L’inquiétude suscitée à juste titre par ce revirement justifie-t-elle que l’on « constitutionnalise » le recours à l’IVG ou qu’on en fasse un droit fondamental ? Une réflexion s’impose à cet égard, notamment sur la nature des droits et libertés énoncés dans les déclarations et chartes adoptés depuis la fin du XVIIIe siècle. « Nous tenons pour évidentes pour elles-mêmes les vérités suivantes, proclame la Déclaration d’indépendance américaine du 4 juillet 1776 : tous les hommes sont créés égaux ; ils sont doués par le Créateur de certains droits inaliénables ; parmi ces droits se trouvent la vie, la liberté et la recherche du bonheur ». Dans les instruments du même type qui ont suivi, on peut identifier un certain nombre de droits, reconnus comme fondamentaux, qui en constituent en quelque sorte le « noyau dur » : par exemple, le droit à la vie, à la sécurité et à la dignité, celui à l’égalité devant la loi, de même que les libertés de conscience et de religion, d’expression et d’association.
Ces droits et libertés ont tous pour but de favoriser l’épanouissement des êtres humains, de rendre possible la réalisation de leurs aspirations légitimes. Ils s’apparentent au « souverain bien » élaboré par Aristote dans l’Éthique à Nicomaque, souverain bien qui consiste à vivre heureux, le bonheur devant, selon le philosophe, être conforme à la vertu et compatible avec celui des autres. L’interruption volontaire de grossesse rejoint-elle l’essence de ces droits et libertés ? L’IVG n’est certainement pas un « bien » auquel une femme aspire mais plutôt un geste auquel elle se résigne lorsqu’elle considère ne pas pouvoir agir autrement.

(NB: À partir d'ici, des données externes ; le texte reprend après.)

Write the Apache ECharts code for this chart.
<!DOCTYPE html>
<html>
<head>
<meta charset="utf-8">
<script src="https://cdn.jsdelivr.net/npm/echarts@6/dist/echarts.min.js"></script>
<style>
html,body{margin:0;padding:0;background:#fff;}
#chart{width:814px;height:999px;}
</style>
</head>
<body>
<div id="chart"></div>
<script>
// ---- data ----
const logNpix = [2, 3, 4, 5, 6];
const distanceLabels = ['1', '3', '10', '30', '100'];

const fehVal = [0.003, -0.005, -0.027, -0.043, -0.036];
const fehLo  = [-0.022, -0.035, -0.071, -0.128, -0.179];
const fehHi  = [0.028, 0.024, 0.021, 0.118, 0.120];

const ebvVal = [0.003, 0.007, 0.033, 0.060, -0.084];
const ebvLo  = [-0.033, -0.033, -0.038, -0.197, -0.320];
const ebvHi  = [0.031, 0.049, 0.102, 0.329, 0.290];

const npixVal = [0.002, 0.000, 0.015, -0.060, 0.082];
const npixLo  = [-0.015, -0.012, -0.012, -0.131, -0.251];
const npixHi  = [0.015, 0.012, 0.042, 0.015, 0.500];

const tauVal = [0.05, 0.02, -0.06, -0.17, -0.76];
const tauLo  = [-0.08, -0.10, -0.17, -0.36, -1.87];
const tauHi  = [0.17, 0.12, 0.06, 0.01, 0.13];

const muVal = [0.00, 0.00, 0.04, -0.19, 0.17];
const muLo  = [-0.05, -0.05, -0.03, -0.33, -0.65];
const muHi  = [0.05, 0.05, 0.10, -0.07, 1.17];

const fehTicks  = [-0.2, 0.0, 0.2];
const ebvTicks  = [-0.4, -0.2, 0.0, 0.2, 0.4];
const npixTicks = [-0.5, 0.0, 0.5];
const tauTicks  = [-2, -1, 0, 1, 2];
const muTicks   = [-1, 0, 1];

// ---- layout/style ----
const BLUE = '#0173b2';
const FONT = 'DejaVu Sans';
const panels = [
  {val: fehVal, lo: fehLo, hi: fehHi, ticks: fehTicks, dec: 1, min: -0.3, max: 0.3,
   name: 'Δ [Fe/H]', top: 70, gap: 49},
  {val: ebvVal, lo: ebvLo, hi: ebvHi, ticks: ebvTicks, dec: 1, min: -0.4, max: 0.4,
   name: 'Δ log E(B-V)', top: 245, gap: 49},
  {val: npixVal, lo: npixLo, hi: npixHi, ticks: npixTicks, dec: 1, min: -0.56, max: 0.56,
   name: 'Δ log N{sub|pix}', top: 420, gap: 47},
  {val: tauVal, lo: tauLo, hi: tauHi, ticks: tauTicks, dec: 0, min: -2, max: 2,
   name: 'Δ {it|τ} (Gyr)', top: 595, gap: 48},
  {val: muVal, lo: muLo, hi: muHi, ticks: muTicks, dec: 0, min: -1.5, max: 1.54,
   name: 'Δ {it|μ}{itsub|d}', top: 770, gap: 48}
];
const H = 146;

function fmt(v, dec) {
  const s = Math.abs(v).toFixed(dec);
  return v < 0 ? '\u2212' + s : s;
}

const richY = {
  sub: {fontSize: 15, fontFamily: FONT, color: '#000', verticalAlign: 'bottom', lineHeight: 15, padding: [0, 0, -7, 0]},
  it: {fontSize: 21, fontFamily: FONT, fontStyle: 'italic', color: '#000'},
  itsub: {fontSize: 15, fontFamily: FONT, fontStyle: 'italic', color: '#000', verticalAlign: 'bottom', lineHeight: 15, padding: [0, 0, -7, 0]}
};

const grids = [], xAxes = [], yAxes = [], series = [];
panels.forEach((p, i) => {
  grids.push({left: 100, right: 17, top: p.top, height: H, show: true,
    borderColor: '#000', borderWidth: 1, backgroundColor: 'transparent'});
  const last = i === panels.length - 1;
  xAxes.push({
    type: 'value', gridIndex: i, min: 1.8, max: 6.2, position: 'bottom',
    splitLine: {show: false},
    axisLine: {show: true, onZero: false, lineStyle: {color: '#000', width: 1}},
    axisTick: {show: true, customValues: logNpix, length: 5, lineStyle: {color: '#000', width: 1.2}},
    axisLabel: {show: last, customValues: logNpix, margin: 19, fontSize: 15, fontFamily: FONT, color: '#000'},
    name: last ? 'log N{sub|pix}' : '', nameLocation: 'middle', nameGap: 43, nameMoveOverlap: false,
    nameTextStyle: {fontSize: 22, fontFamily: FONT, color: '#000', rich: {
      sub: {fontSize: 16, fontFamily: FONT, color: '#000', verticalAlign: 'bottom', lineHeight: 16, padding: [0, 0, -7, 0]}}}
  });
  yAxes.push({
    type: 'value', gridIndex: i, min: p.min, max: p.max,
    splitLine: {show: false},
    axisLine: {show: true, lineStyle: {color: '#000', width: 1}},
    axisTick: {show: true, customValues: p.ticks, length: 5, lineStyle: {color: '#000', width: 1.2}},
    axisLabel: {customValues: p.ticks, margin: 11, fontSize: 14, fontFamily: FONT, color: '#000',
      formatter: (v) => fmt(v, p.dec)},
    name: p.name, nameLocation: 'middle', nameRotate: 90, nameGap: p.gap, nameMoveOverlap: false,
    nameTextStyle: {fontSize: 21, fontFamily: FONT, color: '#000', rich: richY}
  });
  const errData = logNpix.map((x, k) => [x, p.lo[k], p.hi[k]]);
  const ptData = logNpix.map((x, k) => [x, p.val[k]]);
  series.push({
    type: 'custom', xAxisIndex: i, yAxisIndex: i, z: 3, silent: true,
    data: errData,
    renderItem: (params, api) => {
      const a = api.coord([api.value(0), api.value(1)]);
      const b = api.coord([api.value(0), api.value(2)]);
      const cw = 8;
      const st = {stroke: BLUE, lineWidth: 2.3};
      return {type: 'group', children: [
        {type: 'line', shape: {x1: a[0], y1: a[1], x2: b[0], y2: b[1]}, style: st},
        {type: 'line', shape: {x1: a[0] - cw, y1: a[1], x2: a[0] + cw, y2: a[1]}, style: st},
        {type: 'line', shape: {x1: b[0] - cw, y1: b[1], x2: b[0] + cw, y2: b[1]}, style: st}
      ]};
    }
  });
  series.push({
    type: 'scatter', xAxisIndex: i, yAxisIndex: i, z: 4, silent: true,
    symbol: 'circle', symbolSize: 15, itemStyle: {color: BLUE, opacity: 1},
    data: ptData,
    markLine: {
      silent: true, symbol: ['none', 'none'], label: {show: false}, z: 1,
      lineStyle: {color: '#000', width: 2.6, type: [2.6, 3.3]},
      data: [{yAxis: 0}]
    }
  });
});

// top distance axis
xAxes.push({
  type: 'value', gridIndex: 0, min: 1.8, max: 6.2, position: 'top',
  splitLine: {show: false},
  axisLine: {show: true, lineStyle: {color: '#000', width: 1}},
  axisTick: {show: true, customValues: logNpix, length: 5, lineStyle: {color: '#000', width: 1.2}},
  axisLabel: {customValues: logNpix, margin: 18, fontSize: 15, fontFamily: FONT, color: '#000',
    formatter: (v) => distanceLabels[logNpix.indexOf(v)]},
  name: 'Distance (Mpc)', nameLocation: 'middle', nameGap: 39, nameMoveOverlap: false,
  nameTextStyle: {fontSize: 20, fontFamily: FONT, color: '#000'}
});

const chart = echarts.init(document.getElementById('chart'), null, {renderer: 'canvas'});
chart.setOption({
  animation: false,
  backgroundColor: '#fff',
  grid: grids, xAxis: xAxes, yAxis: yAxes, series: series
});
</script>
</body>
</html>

Au Canada, la Cour suprême, dans l’arrêt Morgentaler (1988) a déclaré inconstitutionnelles, parce que jugées trop rigides, les dispositions alors en vigueur en la matière et a donné son aval à un accès plus large à l’IVG, celui-ci découlant des droits à la sécurité et à la liberté garantis par la Charte canadienne des droits et libertés (1982). Dans le cas d’un avortement thérapeutique, pratiqué lorsque la poursuite de la grossesse met en danger la vie ou la santé de la femme, les droits à la vie et à la protection de la santé pourraient aussi servir d’appui au geste posé.

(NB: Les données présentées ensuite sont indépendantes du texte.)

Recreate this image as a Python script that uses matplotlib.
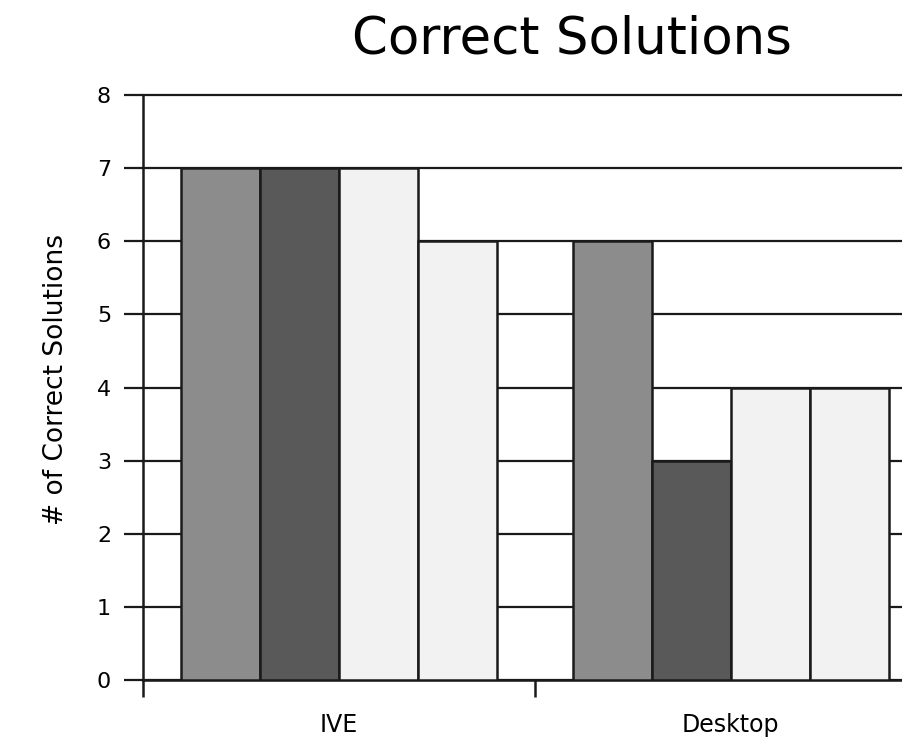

Il nous semble donc que le recours à l’IVG ne correspond pas à la nature des droits énoncés dans les déclarations et chartes et ne devrait donc pas y figurer. Il doit plutôt découler d’une interprétation judiciaire de certains droits fondamentaux, entre autres les droits à la vie, à la liberté, à la sécurité et à la protection de la santé, droits dont plusieurs États se sont inspirés pour légaliser l’IVG. En faire un droit fondamental ouvrirait la porte à d’autres revendications qui, pour légitimes qu’elles puissent être, n’en altéreraient pas moins le caractère essentiel et universel des droits reconnus dans ces instruments.
Fait à noter, sous réserve d’un arrêt ultérieur, la Cour suprême des États-Unis a récemment validé, pour des raisons strictement techniques, et là où la loi le permet, l’usage de la pilule abortive, qui peut même être obtenue par la poste, et ce, à la suite, parfois, d’une simple consultation télémédicale. Ce dispositif concerne plus de la moitié des avortements pratiqués aux États-Unis. Notons que le recours à la pilule abortive doit avoir lieu durant les dix premières semaines de grossesse, ce qui en tout état de cause est souhaitable ; en revanche, il peut avoir pour effet de banaliser le geste, ce qui pourrait être évité par une éducation appropriée à la sexualité et à la contraception.